• [What the exercise asks] Quote the data exactly, first line to the line containing "legend=False, ax=ax_b, zorder=2)", with no pictures.

• [Task inputs]

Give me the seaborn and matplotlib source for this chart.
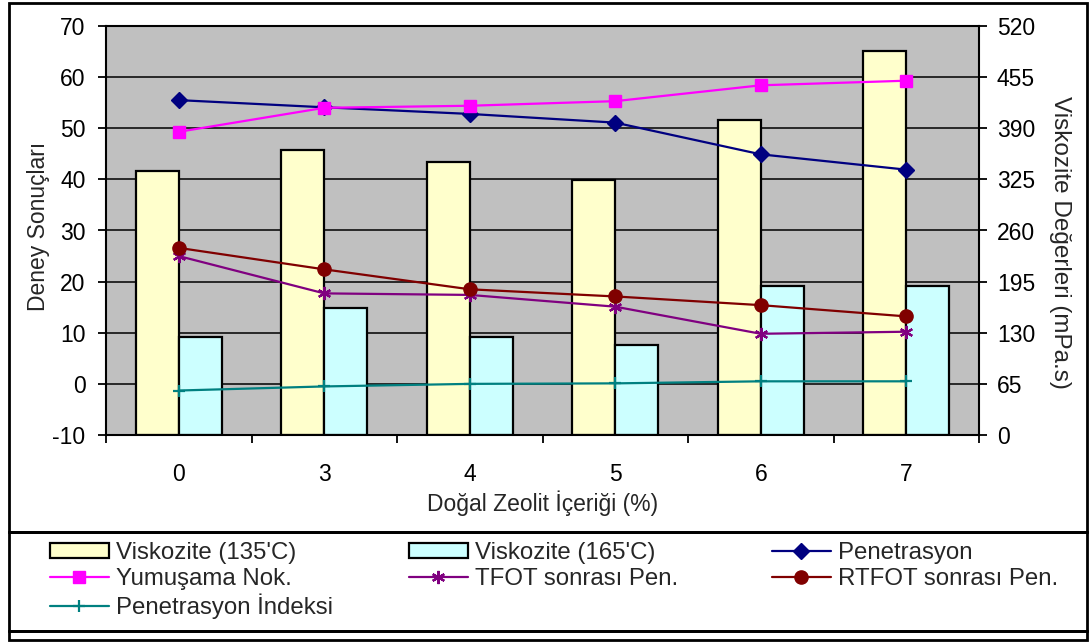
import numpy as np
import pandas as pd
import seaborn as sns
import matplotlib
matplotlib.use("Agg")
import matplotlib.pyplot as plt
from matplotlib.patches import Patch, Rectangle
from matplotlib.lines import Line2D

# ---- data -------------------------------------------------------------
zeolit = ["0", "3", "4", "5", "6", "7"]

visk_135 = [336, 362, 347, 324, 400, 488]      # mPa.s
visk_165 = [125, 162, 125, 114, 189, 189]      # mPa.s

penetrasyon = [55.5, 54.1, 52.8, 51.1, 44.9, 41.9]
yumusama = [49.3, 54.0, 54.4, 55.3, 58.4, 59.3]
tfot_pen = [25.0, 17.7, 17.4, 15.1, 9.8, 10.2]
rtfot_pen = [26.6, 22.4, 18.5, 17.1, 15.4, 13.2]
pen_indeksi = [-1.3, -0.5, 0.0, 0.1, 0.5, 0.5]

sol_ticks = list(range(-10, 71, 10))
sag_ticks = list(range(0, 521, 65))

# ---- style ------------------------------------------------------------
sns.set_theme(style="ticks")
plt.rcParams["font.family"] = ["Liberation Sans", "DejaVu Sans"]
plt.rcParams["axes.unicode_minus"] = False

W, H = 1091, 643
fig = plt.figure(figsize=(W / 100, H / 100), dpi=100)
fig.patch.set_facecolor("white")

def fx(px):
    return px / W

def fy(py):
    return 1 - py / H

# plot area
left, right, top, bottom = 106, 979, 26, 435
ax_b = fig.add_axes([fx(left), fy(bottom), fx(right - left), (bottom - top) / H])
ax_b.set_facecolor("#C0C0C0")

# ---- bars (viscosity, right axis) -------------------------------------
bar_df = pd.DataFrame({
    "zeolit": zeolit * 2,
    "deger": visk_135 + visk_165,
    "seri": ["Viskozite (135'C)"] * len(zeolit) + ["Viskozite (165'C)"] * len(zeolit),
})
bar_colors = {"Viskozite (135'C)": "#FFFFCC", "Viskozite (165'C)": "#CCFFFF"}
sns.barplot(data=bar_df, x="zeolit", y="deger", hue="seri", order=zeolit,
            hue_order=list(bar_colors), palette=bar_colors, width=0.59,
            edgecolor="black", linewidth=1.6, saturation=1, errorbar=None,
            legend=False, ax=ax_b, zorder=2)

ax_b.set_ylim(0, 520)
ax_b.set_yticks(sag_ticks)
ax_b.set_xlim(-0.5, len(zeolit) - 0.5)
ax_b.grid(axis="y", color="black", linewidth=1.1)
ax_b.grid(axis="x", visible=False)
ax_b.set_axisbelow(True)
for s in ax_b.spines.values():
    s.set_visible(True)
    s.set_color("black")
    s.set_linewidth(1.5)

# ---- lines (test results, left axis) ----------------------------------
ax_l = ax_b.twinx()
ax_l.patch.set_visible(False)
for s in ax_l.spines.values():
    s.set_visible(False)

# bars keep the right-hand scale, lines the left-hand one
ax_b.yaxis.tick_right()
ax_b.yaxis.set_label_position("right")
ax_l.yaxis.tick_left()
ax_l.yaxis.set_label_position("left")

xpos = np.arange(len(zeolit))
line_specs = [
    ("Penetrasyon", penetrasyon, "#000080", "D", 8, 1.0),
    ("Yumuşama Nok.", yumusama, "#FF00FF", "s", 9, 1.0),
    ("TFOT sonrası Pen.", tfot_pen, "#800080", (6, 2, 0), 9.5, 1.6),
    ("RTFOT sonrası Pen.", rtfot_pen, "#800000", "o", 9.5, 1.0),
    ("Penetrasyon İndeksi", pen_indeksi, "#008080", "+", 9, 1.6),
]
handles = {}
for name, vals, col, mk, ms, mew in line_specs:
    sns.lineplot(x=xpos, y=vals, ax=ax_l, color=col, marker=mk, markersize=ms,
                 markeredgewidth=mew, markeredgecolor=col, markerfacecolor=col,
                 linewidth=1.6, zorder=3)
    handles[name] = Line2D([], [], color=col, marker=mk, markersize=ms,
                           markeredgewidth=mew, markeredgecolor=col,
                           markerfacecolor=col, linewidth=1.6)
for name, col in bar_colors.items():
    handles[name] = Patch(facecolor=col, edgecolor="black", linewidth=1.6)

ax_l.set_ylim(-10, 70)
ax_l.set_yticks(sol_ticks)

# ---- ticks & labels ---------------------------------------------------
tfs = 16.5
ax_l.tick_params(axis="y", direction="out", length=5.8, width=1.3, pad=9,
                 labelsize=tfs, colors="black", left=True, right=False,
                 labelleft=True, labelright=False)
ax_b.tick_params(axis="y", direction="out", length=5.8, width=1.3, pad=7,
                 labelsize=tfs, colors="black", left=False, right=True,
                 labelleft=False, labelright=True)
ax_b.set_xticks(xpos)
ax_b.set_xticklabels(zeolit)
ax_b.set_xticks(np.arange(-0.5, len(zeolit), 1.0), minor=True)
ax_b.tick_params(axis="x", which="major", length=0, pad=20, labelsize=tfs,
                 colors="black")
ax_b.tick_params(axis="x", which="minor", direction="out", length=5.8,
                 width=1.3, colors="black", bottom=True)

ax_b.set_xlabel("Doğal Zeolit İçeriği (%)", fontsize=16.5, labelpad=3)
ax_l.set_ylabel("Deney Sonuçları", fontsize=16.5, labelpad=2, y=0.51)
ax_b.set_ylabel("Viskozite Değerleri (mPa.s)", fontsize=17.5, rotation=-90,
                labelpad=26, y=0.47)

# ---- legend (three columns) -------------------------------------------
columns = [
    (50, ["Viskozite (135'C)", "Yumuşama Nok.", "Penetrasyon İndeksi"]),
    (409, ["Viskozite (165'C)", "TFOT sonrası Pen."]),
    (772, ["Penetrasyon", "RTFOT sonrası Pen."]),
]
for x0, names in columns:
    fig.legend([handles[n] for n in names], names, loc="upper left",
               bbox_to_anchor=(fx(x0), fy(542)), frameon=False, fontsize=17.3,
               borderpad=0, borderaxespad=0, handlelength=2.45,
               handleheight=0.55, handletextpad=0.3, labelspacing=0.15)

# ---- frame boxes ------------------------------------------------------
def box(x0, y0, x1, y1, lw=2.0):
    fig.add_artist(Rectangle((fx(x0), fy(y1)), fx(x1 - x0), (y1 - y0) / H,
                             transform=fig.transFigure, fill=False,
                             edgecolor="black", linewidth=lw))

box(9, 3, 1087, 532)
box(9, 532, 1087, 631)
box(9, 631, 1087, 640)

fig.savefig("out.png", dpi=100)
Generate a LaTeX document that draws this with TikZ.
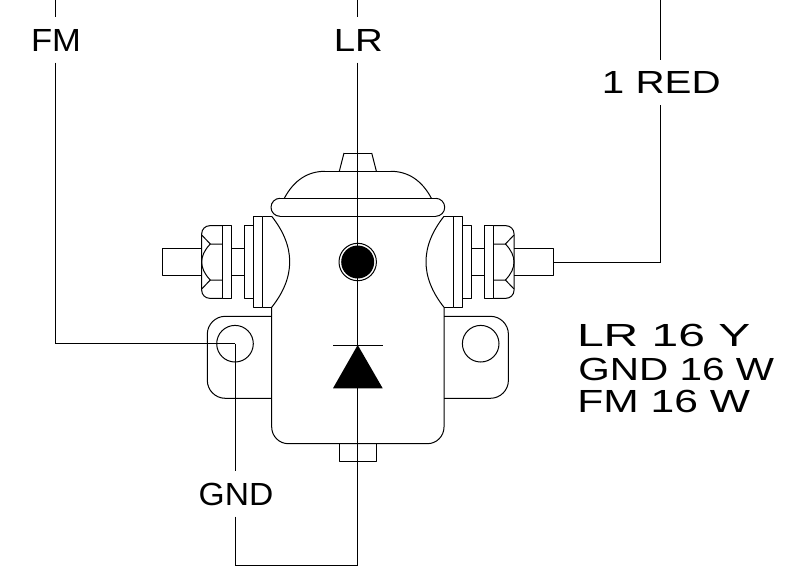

• [Response]
Give me the seaborn and matplotlib source for this chart.
import numpy as np
import pandas as pd
import seaborn as sns
import matplotlib
matplotlib.use("Agg")
import matplotlib.pyplot as plt
from matplotlib.patches import Patch, Rectangle
from matplotlib.lines import Line2D

# ---- data -------------------------------------------------------------
zeolit = ["0", "3", "4", "5", "6", "7"]

visk_135 = [336, 362, 347, 324, 400, 488]      # mPa.s
visk_165 = [125, 162, 125, 114, 189, 189]      # mPa.s

penetrasyon = [55.5, 54.1, 52.8, 51.1, 44.9, 41.9]
yumusama = [49.3, 54.0, 54.4, 55.3, 58.4, 59.3]
tfot_pen = [25.0, 17.7, 17.4, 15.1, 9.8, 10.2]
rtfot_pen = [26.6, 22.4, 18.5, 17.1, 15.4, 13.2]
pen_indeksi = [-1.3, -0.5, 0.0, 0.1, 0.5, 0.5]

sol_ticks = list(range(-10, 71, 10))
sag_ticks = list(range(0, 521, 65))

# ---- style ------------------------------------------------------------
sns.set_theme(style="ticks")
plt.rcParams["font.family"] = ["Liberation Sans", "DejaVu Sans"]
plt.rcParams["axes.unicode_minus"] = False

W, H = 1091, 643
fig = plt.figure(figsize=(W / 100, H / 100), dpi=100)
fig.patch.set_facecolor("white")

def fx(px):
    return px / W

def fy(py):
    return 1 - py / H

# plot area
left, right, top, bottom = 106, 979, 26, 435
ax_b = fig.add_axes([fx(left), fy(bottom), fx(right - left), (bottom - top) / H])
ax_b.set_facecolor("#C0C0C0")

# ---- bars (viscosity, right axis) -------------------------------------
bar_df = pd.DataFrame({
    "zeolit": zeolit * 2,
    "deger": visk_135 + visk_165,
    "seri": ["Viskozite (135'C)"] * len(zeolit) + ["Viskozite (165'C)"] * len(zeolit),
})
bar_colors = {"Viskozite (135'C)": "#FFFFCC", "Viskozite (165'C)": "#CCFFFF"}
sns.barplot(data=bar_df, x="zeolit", y="deger", hue="seri", order=zeolit,
            hue_order=list(bar_colors), palette=bar_colors, width=0.59,
            edgecolor="black", linewidth=1.6, saturation=1, errorbar=None,
            legend=False, ax=ax_b, zorder=2)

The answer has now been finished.